Singer-songwriter Sunit Zadav took a roundabout path to music, via medical school. This professor of anatomy first realised he could sing in the seventh grade, and even formed a nu-metal band called SOS in junior college. But it wasn’t till he discovered the breezy cool charm of Jason Mraz and John Mayer while studying medicine that he really took to the acoustic guitar. Eventually, he chose to pursue a master’s in anatomy, a non-clinical branch, so as to dedicate his free time to music. “Since my 9am to 4pm teaching job has no emergencies, and my evenings are relatively free, finding time for music is not as difficult,” says the 30-year-old.
But that choice was not an easy one, and its emotional fallout, he says, fed directly into the making of his semi-autobiographical debut EP, Quarter Life Crisis. “It was a difficult decision. Many people disapproved of it. Add to that my first heartbreak, and you get the perfect recipe for a quarter life crisis. I first heard the term in John Mayer’s ‘Why Georgia’ and it stuck,” he says.

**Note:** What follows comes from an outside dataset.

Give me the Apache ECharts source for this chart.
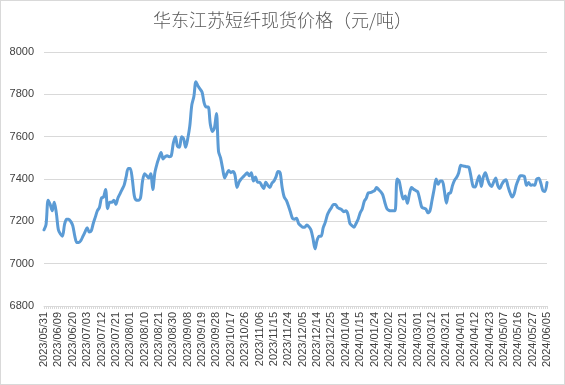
<!DOCTYPE html>
<html>
<head>
<meta charset="utf-8">
<script src="https://cdn.jsdelivr.net/npm/echarts@6/dist/echarts.min.js"></script>
<style>
html,body{margin:0;padding:0;background:#fff;}
#c{width:563px;height:383px;border:1px solid #d9d9d9;}
</style>
</head>
<body>
<div id="c"></div>
<script>
const titleText = "华东江苏短纤现货价格（元/吨）";
const dates = [
"2023/05/31",
"2023/06/01","2023/06/02","2023/06/05","2023/06/06","2023/06/07","2023/06/08","2023/06/09","2023/06/12","2023/06/13","2023/06/14","2023/06/15","2023/06/16","2023/06/19","2023/06/20","2023/06/21","2023/06/26","2023/06/27","2023/06/28","2023/06/29","2023/06/30",
"2023/07/03","2023/07/04","2023/07/05","2023/07/06","2023/07/07","2023/07/10","2023/07/11","2023/07/12","2023/07/13","2023/07/14","2023/07/17","2023/07/18","2023/07/19","2023/07/20","2023/07/21","2023/07/24","2023/07/25","2023/07/26","2023/07/27","2023/07/28","2023/07/31",
"2023/08/01","2023/08/02","2023/08/03","2023/08/04","2023/08/07","2023/08/08","2023/08/09","2023/08/10","2023/08/11","2023/08/14","2023/08/15","2023/08/16","2023/08/17","2023/08/18","2023/08/21","2023/08/22","2023/08/23","2023/08/24","2023/08/25","2023/08/28","2023/08/29","2023/08/30","2023/08/31",
"2023/09/01","2023/09/04","2023/09/05","2023/09/06","2023/09/07","2023/09/08","2023/09/11","2023/09/12","2023/09/13","2023/09/14","2023/09/15","2023/09/18","2023/09/19","2023/09/20","2023/09/21","2023/09/22","2023/09/25","2023/09/26","2023/09/27","2023/09/28",
"2023/10/09","2023/10/10","2023/10/11","2023/10/12","2023/10/13","2023/10/16","2023/10/17","2023/10/18","2023/10/19","2023/10/20","2023/10/23","2023/10/24","2023/10/25","2023/10/26","2023/10/27","2023/10/30","2023/10/31",
"2023/11/01","2023/11/02","2023/11/03","2023/11/06","2023/11/07","2023/11/08","2023/11/09","2023/11/10","2023/11/13","2023/11/14","2023/11/15","2023/11/16","2023/11/17","2023/11/20","2023/11/21","2023/11/22","2023/11/23","2023/11/24","2023/11/27","2023/11/28","2023/11/29","2023/11/30",
"2023/12/01","2023/12/04","2023/12/05","2023/12/06","2023/12/07","2023/12/08","2023/12/11","2023/12/12","2023/12/13","2023/12/14","2023/12/15","2023/12/18","2023/12/19","2023/12/20","2023/12/21","2023/12/22","2023/12/25","2023/12/26","2023/12/27","2023/12/28","2023/12/29",
"2024/01/02","2024/01/03","2024/01/04","2024/01/05","2024/01/08","2024/01/09","2024/01/10","2024/01/11","2024/01/12","2024/01/15","2024/01/16","2024/01/17","2024/01/18","2024/01/19","2024/01/22","2024/01/23","2024/01/24","2024/01/25","2024/01/26","2024/01/29","2024/01/30","2024/01/31",
"2024/02/01","2024/02/02","2024/02/05","2024/02/06","2024/02/07","2024/02/08","2024/02/19","2024/02/20","2024/02/21","2024/02/22","2024/02/23","2024/02/26","2024/02/27","2024/02/28","2024/02/29",
"2024/03/01","2024/03/04","2024/03/05","2024/03/06","2024/03/07","2024/03/08","2024/03/11","2024/03/12","2024/03/13","2024/03/14","2024/03/15","2024/03/18","2024/03/19","2024/03/20","2024/03/21","2024/03/22","2024/03/25","2024/03/26","2024/03/27","2024/03/28","2024/03/29",
"2024/04/01","2024/04/02","2024/04/03","2024/04/08","2024/04/09","2024/04/10","2024/04/11","2024/04/12","2024/04/15","2024/04/16","2024/04/17","2024/04/18","2024/04/19","2024/04/22","2024/04/23","2024/04/24","2024/04/25","2024/04/26","2024/04/29","2024/04/30",
"2024/05/06","2024/05/07","2024/05/08","2024/05/09","2024/05/10","2024/05/13","2024/05/14","2024/05/15","2024/05/16","2024/05/17","2024/05/20","2024/05/21","2024/05/22","2024/05/23","2024/05/24","2024/05/27","2024/05/28","2024/05/29","2024/05/30","2024/05/31",
"2024/06/03","2024/06/04","2024/06/05"
];
const prices = [
7160,7185,7300,7280,7250,7290,7240,7160,7140,7130,
7185,7210,7210,7200,7180,7130,7100,7100,7110,7130,
7150,7170,7150,7155,7190,7220,7250,7265,7310,7315,
7350,7260,7290,7290,7300,7280,7310,7330,7350,7370,
7410,7450,7450,7400,7320,7300,7300,7310,7390,7425,
7415,7405,7425,7350,7430,7470,7500,7525,7495,7505,
7510,7505,7510,7570,7600,7555,7550,7600,7590,7550,
7590,7650,7750,7790,7860,7840,7825,7810,7760,7740,
7740,7660,7625,7640,7710,7530,7500,7450,7405,7425,
7440,7430,7435,7420,7360,7385,7400,7410,7420,7430,
7415,7430,7390,7410,7385,7385,7370,7355,7385,7370,
7360,7380,7390,7410,7435,7430,7360,7315,7300,7275,
7245,7215,7210,7215,7190,7180,7172,7172,7183,7175,
7160,7120,7070,7110,7130,7130,7170,7195,7230,7250,
7265,7280,7280,7265,7260,7255,7245,7250,7235,7190,
7180,7172,7190,7210,7240,7258,7295,7310,7335,7336,
7340,7345,7360,7350,7340,7325,7290,7260,7252,7250,
7250,7250,7400,7390,7340,7305,7320,7285,7330,7360,
7352,7346,7340,7305,7267,7262,7258,7240,7250,7300,
7350,7400,7375,7390,7390,7345,7286,7330,7335,7370,
7395,7408,7430,7465,7462,7460,7458,7455,7410,7365,
7362,7390,7415,7365,7410,7430,7400,7375,7365,7385,
7405,7370,7355,7375,7390,7396,7365,7335,7315,7330,
7370,7396,7415,7415,7412,7370,7384,7370,7373,7370,
7400,7404,7380,7345,7341,7384
];
const yMin = 6800, yMax = 8000, yStep = 200;

const chart = echarts.init(document.getElementById('c'), null, {renderer:'canvas'});
chart.setOption({
  animation:false,
  backgroundColor:'#fff',
  title:{
    text:titleText, left:'center', top:10, padding:0,
    textStyle:{fontFamily:'"Noto Sans CJK SC", sans-serif', fontSize:18, fontWeight:300, color:'#595959'}
  },
  grid:{left:43, right:17, top:51, bottom:78, containLabel:false},
  xAxis:{
    type:'category', data:dates, boundaryGap:false,
    axisLine:{show:true, lineStyle:{color:'#d9d9d9', width:1}},
    axisTick:{show:true, interval:0, length:3, lineStyle:{color:'#d9d9d9'}},
    axisLabel:{interval:6, rotate:90, margin:6, fontSize:11, color:'#404040', fontFamily:'"Liberation Sans", Arial, sans-serif'},
    splitLine:{show:false}
  },
  yAxis:{
    type:'value', min:yMin, max:yMax, interval:yStep,
    axisLine:{show:false}, axisTick:{show:false},
    axisLabel:{fontSize:11, color:'#404040', margin:10, fontFamily:'"Liberation Sans", Arial, sans-serif',
      formatter:function(v){return String(v);}},
    splitLine:{lineStyle:{color:'#d9d9d9', width:1}}
  },
  series:[{
    type:'line', data:prices, showSymbol:false, smooth:0.3,
    lineStyle:{color:'#5b9bd5', width:3, cap:'round', join:'round'},
    itemStyle:{color:'#5b9bd5'}
  }]
});
</script>
</body>
</html>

Zadav’s five-track indie-pop EP catalogues the familiar trials of youth, in catchy and confessional tones. He devotes most of the album to heartbreak and its major-domo: love. From the plaintive opening number, ‘She don’t like me anymore’, to the punchier, neo-soul sounds of ‘Go find yourself’ and the anthemic ‘Goodbye worry’. Then, there’s ‘Chandeliers,’ the sombre last song that Zadav says is a perfect segue to his next EP. He’s already composed it, and it has a more serious and ambient sound, but it won’t be recorded until 2020.
For now, Zadav’s in no rush to dive headlong into a music career; he’s toying with the idea of filming a music video or touring with a band. But the certain next step? “I need to get into research and get promoted to associate professor from assistant professor.”